Eskiler boşuna dememiş: "Akıl yaşta değil baştadır."
Ama bizim memlekette baş var, akıl izinde. Hatta uzun süredir raporlu.
Kafalar kalabalık ama içi boş. Cümleler uzun ama anlamı kısa. Herkes konuşuyor, kimse dinlemiyor. Çünkü dinlemek emek ister, susmak sabır ister, düşünmek ise artık lüks sayılıyor.
Bir zamanlar büyükler söylerdi: "Söz gümüşse sükût altındır."
Şimdi sükût değil, sanki bakır bile etmiyor. En çok konuşan en bilge, en çok bağıran en haklı, en çok paylaşan en ahlaklı sanılıyor. "Boş teneke çok ses çıkarır" atasözü, sosyal medyada resmî devlet politikası gibi uygulanıyor.
Eskiden utanmak vardı. Utanmak bir terbiye meselesiydi.
Şimdi utanmak demode. Hatta ayıp.
Yüzsüzlük ise yeni cesaret.
"Ar damarı çatlamış" derlerdi, biz o damarı komple söktük attık. Yerine filtre taktık, story attık.
Bir fıkra anlatılır eskilerden, ama artık fıkra değil, haber bülteni gibi:
Bir gün Nasreddin Hoca'ya sormuşlar:
"Hocam, bu millet neden bu hâle geldi?"
Hoca cevap vermiş:
"Eskiden bilen konuşurdu, şimdi konuşan bilmediğini de bilmez oldu."
Gülüyorsun değil mi?
Gülme… Çünkü bu fıkranın sonu yok, devamını her gün yaşıyoruz.
"Davulun sesi uzaktan hoş gelir" derler.
Haklılar. Çünkü yakına gelince ritmi değil gürültüsü duyuluyor.
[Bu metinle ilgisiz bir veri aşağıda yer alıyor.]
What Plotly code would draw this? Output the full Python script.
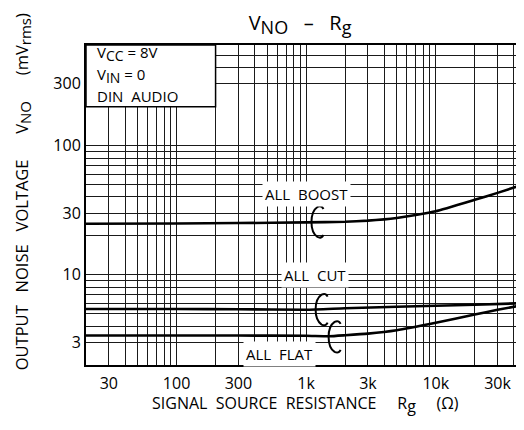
import numpy as np
import plotly.graph_objects as go

# ---- data ----
rg_boost = [20, 100, 300, 1000, 2000, 3000, 4000, 5000, 7000, 10000, 20000, 30000, 42000]
vno_boost = [24.8, 24.9, 25.1, 25.4, 25.7, 26.2, 26.8, 27.5, 29.0, 31.0, 38.0, 43.0, 48.0]

rg_cut = [20, 100, 300, 1000, 2000, 5000, 10000, 20000, 42000]
vno_cut = [5.42, 5.42, 5.40, 5.36, 5.50, 5.65, 5.75, 5.85, 6.0]

rg_flat = [20, 100, 300, 1000, 1500, 2000, 3000, 5000, 10000, 20000, 30000, 42000]
vno_flat = [3.38, 3.38, 3.38, 3.37, 3.34, 3.40, 3.50, 3.72, 4.25, 4.92, 5.35, 5.70]

curve_names = ["ALL BOOST", "ALL CUT", "ALL FLAT"]
bracket_rg = [1180, 1270, 1600]
bracket_vno = [25.6, 5.37, 3.3]

x_grid = [30, 40, 50, 60, 70, 80, 90, 100, 200, 300, 400, 500, 600, 700, 800, 900,
          1000, 2000, 3000, 4000, 5000, 6000, 7000, 8000, 9000, 10000, 20000, 30000, 40000]
x_labels = {30: "30", 100: "100", 300: "300", 1000: "1k", 3000: "3k", 10000: "10k", 30000: "30k"}
y_grid = [3, 4, 5, 6, 7, 8, 9, 10, 20, 30, 40, 50, 60, 70, 80, 90, 100, 300, 400, 500]
y_labels = {3: "3", 10: "10", 30: "30", 100: "100", 300: "300"}

FONT = "Open Sans"


def sub(t, size):
    return "<sub><span style='font-size:%dpx'>%s</span></sub>" % (size, t)


fig = go.Figure()
for xs, ys in [(rg_boost, vno_boost), (rg_cut, vno_cut), (rg_flat, vno_flat)]:
    fig.add_trace(go.Scatter(x=xs, y=ys, mode="lines",
                             line=dict(color="black", width=2.6, shape="spline", smoothing=0.5),
                             showlegend=False, hoverinfo="skip"))

fig.update_layout(
    width=516, height=422,
    margin=dict(l=78, r=0, t=37, b=65),
    paper_bgcolor="white", plot_bgcolor="white",
    font=dict(family=FONT, color="black", size=16),
    title=dict(text="V" + sub("NO", 18) + "  &nbsp;–&nbsp;  R" + sub("g", 18),
               xref="container", x=0.566, xanchor="center",
               yref="container", y=0.965, yanchor="middle", font=dict(size=20, family=FONT)),
)
fig.update_xaxes(type="log", range=[np.log10(20), np.log10(48000)],
                 tickmode="array", tickvals=x_grid,
                 ticktext=[x_labels.get(v, "") for v in x_grid],
                 showgrid=True, gridcolor="#1a1a1a", gridwidth=1,
                 ticks="", showline=True, linecolor="black", linewidth=2, mirror=True,
                 zeroline=False, tickfont=dict(size=16), ticklabelstandoff=3)
fig.update_yaxes(type="log", range=[np.log10(2), np.log10(600)],
                 tickmode="array", tickvals=y_grid,
                 ticktext=[y_labels.get(v, "") for v in y_grid],
                 showgrid=True, gridcolor="#1a1a1a", gridwidth=1,
                 ticks="", showline=True, linecolor="black", linewidth=2, mirror=False,
                 zeroline=False, tickfont=dict(size=16))

# condition box (top-left)
fig.add_shape(type="rect", xref="x", yref="y", x0=20, x1=200, y0=200, y1=600,
              fillcolor="white", line=dict(color="black", width=1.5), layer="above")

cond_lines = ["V" + sub("CC", 14) + " = 8V", "V" + sub("IN", 14) + " = 0", "DIN  AUDIO"]
cond_y = [0.975, 0.905, 0.842]
for t, yy in zip(cond_lines, cond_y):
    fig.add_annotation(text=t, xref="paper", yref="paper", x=0.02, y=yy,
                       xanchor="left", yanchor="middle", showarrow=False,
                       font=dict(size=15, family=FONT))

# curve labels
label_pos = [(1000, 42.5), (1170, 10), (625, 2.44)]
for name, (lx, ly) in zip(curve_names, label_pos):
    fig.add_annotation(text=name.replace(" ", "  "), x=np.log10(lx), y=np.log10(ly),
                       xref="x", yref="y",
                       showarrow=False, bgcolor="white", borderpad=2,
                       font=dict(size=15, family=FONT))

# bracket leaders
bracket_path = "M 8,13 Q 6,17 2,15 Q -4,11 -4,0 Q -4,-11 2,-15 Q 6,-17 8,-13"
for bx, by in zip(bracket_rg, bracket_vno):
    fig.add_shape(type="path", xref="x", yref="y", xsizemode="pixel", ysizemode="pixel",
                  xanchor=bx, yanchor=by, path=bracket_path,
                  line=dict(color="black", width=2), layer="above")

# axis titles
fig.add_annotation(text="OUTPUT   NOISE   VOLTAGE      V" + sub("NO", 15)
                        + "      (mV" + sub("rms", 15) + ")",
                   xref="paper", yref="paper", x=-0.146, y=0.54, textangle=-90,
                   xanchor="center", yanchor="middle", showarrow=False,
                   font=dict(size=16.5, family=FONT))
fig.add_annotation(text="SIGNAL  SOURCE  RESISTANCE     R" + sub("g", 16) + "     (Ω)",
                   xref="paper", yref="paper", x=0.502, y=-0.122,
                   xanchor="center", yanchor="middle", showarrow=False,
                   font=dict(size=16, family=FONT))

fig.write_html("out.html")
Birileri uzaktan nutuk atıyor, yakından bakınca cepler konuşuyor.
Birileri "hizmet" diyor, hizmetin nerede bittiği, kişisel menfaatin nerede başladığı belli değil. Zaten "Bal tutan parmağını yalar" sözü, artık ahlaki bir uyarı değil, meslek tanımı oldu.
Eskiden "Komşusu açken tok yatan bizden değildir" diye öğüt verilirdi.
Şimdi komşu aç mı, tok mu bakılmıyor; yeter ki paylaşıma engel olmasın.
Vicdan sessize alınmış, bildirim kapalı.
Merhamet arka planda çalışıyor ama pil bitmiş.
Bir de akıl meselesi var.
"Akıl akıldan üstündür" derlerdi.
Biz ne yaptık? Aklı ihaleye çıkardık.
En ucuz kim verdiyse ona sattık.
Sonra da pahalıya cehalet satın aldık.
Bak bir eski söz daha var: "İğneyi kendine, çuvaldızı başkasına batır."
Biz iğneyi başkasına fırlatıyoruz, çuvaldızı da alkışlıyoruz.
Eleştiri sadece karşıya serbest. Kendimize gelince hoşgörü, mazaret, ama en çok da sessizlik.
Eskiden "Eğri oturup doğru konuşmak" diye bir deyim vardı.
Şimdi doğru konuşan ayakta duramıyor.
Çünkü doğrular yer kaplıyor, yalanlar daha konforlu.
Yalan hafif, gerçek ağır. Taşıması zor.
Bir büyük söz daha bırakayım buraya:
"İnsanı yaşat ki devlet yaşasın."
Biz sloganı sevdik, insanı unuttuk.
Önce insan dedik, sonra insanı sıraya koyduk.
Sıra gelmedi, slogan eskidi.
Ve en acısı şu:
"Gülme komşuna, gelir başına."
Ama biz hem gülüyoruz hem alkışlıyoruz.
Sonra başımıza gelince kader diyoruz, şanssızlık diyoruz, ama asla kendimize bakmıyoruz.
Eskiler ne demişti son söz olarak:
"İnsanın aynası iştir, lafa bakılmaz."
Biz aynayı kırdık, lafa âşık olduk.
Velhasıl…
Akıl sandıkta kilitli, vicdan nöbette ama uyuyor.
Atasözleri duvarda asılı, hayatta hükmü yok.
Fıkralar güldürmüyor, düşündürüyor. Çünkü artık mizah değil, gerçek anlatıyor.
Ve bu ülkede en eski söz hâlâ geçerli:
"Balık baştan kokar."
Ama biz hâlâ kuyruğu yıkamaya devam ediyoruz.